Against the yen, the common currency skidded about 0.4 per cent on the day to 138.05 yen, down about 0.9 per cent for the week but holding above a nearly one-month low of 137.66 hit on Thursday.

“The euro itself is still struggling. The downward pressure is intact,’’ said Kaneo Ogino, director at Global-info Co in Tokyo, a foreign-exchange research firm.

“Rangebound trading will continue, until the next news trigger on Greece,’’ he said.

Greece debt deal

Euro zone finance ministers had ended their third meeting in a week without agreement on Thursday, setting up a last-ditch effort on Saturday to try to avert the prospect of Greece defaulting on a repayment to the International Monetary Fund due on Tuesday.

That could trigger a bank run and capital controls, possibly setting Athens on a path out of the euro zone. A so-called Greek exit would create considerable market turbulence, the head of the Swiss National Bank warned, adding that the bank would fight a rush to buy already overvalued Swiss francs.

US consumer spending

With Greece hogging the headlines once again, US data was relegated to the background. Figures on Thursday showed US consumer spending recorded its largest increase in nearly six years in May, providing further evidence that economic growth was accelerating in the second quarter.

The dollar index last was at 95.233, slightly higher on the day.

But against its Japanese counterpart, the greenback was a touch softer at 123.37, down about 0.2 per cent and off this week's high of 124.38 yen but still up about 0.5 percent for the week.

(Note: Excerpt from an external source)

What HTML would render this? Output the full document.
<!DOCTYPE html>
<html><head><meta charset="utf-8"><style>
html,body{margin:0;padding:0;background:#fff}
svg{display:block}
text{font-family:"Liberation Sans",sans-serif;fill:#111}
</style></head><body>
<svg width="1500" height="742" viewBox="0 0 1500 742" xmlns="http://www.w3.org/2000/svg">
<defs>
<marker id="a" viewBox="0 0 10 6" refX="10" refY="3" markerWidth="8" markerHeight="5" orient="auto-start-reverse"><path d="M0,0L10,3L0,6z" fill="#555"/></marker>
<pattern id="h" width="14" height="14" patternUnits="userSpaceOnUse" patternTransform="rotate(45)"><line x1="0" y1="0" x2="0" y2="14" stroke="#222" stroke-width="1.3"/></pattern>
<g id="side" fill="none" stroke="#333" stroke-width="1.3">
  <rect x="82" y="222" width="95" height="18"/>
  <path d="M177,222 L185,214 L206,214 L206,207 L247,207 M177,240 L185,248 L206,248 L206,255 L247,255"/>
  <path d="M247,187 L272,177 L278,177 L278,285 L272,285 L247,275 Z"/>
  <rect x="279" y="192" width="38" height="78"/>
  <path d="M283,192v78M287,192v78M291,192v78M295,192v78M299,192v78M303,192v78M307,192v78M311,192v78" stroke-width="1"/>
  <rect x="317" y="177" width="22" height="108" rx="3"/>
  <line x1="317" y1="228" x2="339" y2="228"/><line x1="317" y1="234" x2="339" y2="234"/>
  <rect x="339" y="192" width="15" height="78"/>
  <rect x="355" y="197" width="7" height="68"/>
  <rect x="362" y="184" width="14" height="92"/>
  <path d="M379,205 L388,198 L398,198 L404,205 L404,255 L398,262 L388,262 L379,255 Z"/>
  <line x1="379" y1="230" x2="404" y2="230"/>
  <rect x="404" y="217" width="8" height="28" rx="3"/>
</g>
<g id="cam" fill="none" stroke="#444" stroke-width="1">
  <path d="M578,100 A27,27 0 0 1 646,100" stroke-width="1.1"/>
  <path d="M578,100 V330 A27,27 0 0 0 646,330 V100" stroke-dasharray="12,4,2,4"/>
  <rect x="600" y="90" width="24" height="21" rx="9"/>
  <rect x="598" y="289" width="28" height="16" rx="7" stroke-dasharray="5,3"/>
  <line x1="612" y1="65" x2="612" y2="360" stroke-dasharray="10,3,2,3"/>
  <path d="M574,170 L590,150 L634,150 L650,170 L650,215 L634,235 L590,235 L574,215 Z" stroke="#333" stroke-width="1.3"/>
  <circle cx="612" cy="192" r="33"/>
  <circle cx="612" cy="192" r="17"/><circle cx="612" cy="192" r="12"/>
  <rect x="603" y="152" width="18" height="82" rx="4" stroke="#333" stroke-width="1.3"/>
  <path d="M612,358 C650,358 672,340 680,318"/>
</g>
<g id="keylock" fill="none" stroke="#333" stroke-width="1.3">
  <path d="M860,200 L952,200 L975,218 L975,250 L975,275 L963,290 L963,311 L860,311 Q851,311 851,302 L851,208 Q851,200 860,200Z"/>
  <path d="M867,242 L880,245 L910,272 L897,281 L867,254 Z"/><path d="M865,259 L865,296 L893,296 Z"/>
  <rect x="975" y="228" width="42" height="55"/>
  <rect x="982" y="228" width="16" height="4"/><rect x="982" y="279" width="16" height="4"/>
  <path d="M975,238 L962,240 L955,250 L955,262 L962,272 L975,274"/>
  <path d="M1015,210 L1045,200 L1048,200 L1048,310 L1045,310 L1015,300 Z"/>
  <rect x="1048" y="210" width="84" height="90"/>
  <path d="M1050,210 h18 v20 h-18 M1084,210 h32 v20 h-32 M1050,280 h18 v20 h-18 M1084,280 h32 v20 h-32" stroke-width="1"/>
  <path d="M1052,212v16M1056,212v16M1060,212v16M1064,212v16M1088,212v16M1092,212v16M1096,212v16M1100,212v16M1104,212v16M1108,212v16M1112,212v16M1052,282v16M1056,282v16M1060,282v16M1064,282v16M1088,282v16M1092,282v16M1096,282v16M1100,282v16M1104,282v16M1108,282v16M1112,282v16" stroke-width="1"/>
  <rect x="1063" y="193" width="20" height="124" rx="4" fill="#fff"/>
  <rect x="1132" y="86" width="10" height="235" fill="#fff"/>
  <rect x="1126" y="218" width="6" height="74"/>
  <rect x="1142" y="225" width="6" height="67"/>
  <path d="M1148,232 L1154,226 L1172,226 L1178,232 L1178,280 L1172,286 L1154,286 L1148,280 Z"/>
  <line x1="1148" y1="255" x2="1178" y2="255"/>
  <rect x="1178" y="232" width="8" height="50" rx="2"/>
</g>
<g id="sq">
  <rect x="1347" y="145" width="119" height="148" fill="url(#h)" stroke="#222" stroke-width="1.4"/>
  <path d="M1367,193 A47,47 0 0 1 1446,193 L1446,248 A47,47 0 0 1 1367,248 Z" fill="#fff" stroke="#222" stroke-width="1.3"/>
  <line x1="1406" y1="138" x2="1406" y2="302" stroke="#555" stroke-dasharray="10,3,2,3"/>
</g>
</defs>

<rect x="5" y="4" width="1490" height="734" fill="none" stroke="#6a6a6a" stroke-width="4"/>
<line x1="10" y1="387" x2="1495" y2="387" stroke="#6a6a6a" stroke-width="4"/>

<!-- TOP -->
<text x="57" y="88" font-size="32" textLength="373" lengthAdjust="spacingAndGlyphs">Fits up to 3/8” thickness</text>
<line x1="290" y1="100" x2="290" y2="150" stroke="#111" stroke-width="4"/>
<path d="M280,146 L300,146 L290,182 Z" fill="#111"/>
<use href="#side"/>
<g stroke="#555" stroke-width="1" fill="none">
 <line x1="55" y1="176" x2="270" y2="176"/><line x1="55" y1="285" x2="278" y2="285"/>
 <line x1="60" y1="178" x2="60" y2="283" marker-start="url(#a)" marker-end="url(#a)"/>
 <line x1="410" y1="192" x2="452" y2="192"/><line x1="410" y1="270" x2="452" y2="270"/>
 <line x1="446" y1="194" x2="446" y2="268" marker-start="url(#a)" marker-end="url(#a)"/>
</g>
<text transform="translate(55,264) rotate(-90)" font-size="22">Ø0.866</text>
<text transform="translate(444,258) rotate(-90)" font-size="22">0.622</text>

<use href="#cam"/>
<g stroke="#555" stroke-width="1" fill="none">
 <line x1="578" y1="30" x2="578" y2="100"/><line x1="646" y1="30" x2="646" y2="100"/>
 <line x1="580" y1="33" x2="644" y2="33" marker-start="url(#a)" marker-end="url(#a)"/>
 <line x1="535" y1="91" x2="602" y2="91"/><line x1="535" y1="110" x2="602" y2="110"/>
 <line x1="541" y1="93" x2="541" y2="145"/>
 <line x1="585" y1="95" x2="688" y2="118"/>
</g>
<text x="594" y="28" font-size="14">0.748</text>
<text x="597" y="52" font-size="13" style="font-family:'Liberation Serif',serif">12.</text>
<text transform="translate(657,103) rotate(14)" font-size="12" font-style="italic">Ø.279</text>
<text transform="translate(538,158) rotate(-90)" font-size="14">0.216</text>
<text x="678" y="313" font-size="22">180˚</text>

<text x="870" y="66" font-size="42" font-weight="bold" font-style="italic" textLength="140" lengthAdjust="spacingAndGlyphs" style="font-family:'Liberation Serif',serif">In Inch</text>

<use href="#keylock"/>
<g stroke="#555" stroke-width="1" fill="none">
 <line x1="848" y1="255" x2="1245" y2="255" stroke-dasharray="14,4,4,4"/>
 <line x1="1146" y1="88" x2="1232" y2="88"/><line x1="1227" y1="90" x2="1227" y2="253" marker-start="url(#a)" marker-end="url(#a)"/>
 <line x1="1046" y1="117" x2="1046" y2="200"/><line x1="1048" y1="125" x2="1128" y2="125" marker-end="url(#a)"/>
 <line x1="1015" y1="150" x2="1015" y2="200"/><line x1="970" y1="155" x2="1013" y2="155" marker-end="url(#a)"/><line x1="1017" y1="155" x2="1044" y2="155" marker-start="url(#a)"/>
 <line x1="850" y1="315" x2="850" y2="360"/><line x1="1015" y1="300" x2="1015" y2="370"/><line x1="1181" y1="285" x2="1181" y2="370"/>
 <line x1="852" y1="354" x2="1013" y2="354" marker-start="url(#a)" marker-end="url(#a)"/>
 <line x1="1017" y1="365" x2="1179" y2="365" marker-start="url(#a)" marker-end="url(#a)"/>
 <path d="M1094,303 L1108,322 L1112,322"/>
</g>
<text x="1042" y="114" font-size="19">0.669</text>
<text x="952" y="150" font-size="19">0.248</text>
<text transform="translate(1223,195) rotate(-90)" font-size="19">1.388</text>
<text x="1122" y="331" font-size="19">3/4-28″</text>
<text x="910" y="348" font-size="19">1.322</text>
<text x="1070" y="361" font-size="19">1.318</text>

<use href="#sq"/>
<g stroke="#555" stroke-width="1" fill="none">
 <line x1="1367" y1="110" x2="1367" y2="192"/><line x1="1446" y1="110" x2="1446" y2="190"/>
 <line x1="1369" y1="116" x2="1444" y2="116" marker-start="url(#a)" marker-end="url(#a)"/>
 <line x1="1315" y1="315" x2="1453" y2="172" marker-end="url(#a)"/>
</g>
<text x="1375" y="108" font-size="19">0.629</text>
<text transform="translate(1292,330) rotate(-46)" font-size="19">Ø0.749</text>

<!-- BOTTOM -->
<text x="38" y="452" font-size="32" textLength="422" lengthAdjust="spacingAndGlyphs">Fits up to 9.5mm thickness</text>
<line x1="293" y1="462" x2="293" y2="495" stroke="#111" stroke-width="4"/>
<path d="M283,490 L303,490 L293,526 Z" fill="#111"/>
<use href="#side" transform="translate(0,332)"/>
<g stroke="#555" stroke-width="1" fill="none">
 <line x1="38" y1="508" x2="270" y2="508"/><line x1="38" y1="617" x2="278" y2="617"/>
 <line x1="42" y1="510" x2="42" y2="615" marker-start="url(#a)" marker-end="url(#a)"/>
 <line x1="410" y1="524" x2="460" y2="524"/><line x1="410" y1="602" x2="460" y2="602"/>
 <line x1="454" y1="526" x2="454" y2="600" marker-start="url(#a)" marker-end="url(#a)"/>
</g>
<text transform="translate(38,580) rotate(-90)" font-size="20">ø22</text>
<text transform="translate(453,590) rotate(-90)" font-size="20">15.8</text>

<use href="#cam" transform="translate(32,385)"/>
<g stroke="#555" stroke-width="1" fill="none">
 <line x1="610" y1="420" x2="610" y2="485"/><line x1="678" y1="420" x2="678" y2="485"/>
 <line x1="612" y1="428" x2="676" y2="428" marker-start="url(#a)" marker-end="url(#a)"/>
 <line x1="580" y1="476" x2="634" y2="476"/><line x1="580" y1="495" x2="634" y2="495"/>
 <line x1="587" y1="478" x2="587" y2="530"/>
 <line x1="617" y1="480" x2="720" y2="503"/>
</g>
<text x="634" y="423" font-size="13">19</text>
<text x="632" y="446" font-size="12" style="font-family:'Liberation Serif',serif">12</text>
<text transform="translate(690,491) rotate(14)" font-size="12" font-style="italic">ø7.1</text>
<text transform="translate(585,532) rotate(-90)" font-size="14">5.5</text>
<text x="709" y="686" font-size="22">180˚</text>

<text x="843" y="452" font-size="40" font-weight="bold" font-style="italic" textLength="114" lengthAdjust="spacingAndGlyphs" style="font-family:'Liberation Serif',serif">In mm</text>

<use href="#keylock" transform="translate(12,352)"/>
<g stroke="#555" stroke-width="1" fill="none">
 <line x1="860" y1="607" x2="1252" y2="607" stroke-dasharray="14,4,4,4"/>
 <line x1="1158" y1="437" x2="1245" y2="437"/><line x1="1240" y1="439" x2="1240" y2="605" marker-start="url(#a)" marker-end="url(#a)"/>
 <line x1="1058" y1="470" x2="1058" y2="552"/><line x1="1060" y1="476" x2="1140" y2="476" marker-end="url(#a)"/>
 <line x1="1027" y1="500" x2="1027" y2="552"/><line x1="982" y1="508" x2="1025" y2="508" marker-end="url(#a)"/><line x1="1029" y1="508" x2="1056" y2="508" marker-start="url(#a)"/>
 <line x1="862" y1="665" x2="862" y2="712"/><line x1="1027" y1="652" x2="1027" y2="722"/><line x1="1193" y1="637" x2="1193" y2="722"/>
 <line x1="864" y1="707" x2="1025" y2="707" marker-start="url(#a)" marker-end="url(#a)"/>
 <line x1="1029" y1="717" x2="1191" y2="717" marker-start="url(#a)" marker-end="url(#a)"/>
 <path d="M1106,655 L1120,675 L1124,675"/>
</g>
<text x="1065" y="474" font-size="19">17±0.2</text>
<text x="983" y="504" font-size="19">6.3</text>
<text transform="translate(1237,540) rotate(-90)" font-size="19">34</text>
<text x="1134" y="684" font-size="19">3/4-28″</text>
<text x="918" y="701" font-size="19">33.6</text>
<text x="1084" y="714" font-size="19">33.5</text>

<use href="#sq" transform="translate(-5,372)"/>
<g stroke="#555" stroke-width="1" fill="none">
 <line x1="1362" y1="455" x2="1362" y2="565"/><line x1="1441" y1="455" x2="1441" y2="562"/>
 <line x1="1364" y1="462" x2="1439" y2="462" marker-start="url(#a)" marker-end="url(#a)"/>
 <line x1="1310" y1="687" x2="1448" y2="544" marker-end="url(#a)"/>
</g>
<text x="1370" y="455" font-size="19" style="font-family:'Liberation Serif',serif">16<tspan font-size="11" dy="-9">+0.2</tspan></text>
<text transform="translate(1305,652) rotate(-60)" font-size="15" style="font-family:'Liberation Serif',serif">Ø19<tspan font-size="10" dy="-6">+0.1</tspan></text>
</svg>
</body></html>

Japan householding spending

Data released early on Friday showed Japan’s household spending in May rose for the first time in more than a year. Other data showed a robust jobs market fuelled hopes that companies will begin lifting wages needed to spark inflation towards the Bank of Japan’s ambitious 2 per cent goal, though core consumer prices rose just 0.1 per cent in the year to May.

The New Zealand dollar slipped about 0.2 per cent on the day to $0.6890 as investors perceived a dovish spin on a central bank report.

The Reserve Bank of New Zealand said in its statement of intent for 2015 to 2018 that it would keep investigating the use of macroprudential tools to control the housing market.

That could leave the central bank room to cut interest rates further if needed, without the fear of fuelling a house price bubble, traders said.

The kiwi slid as far as $0.6864 on the report, from a session high of $0.6916.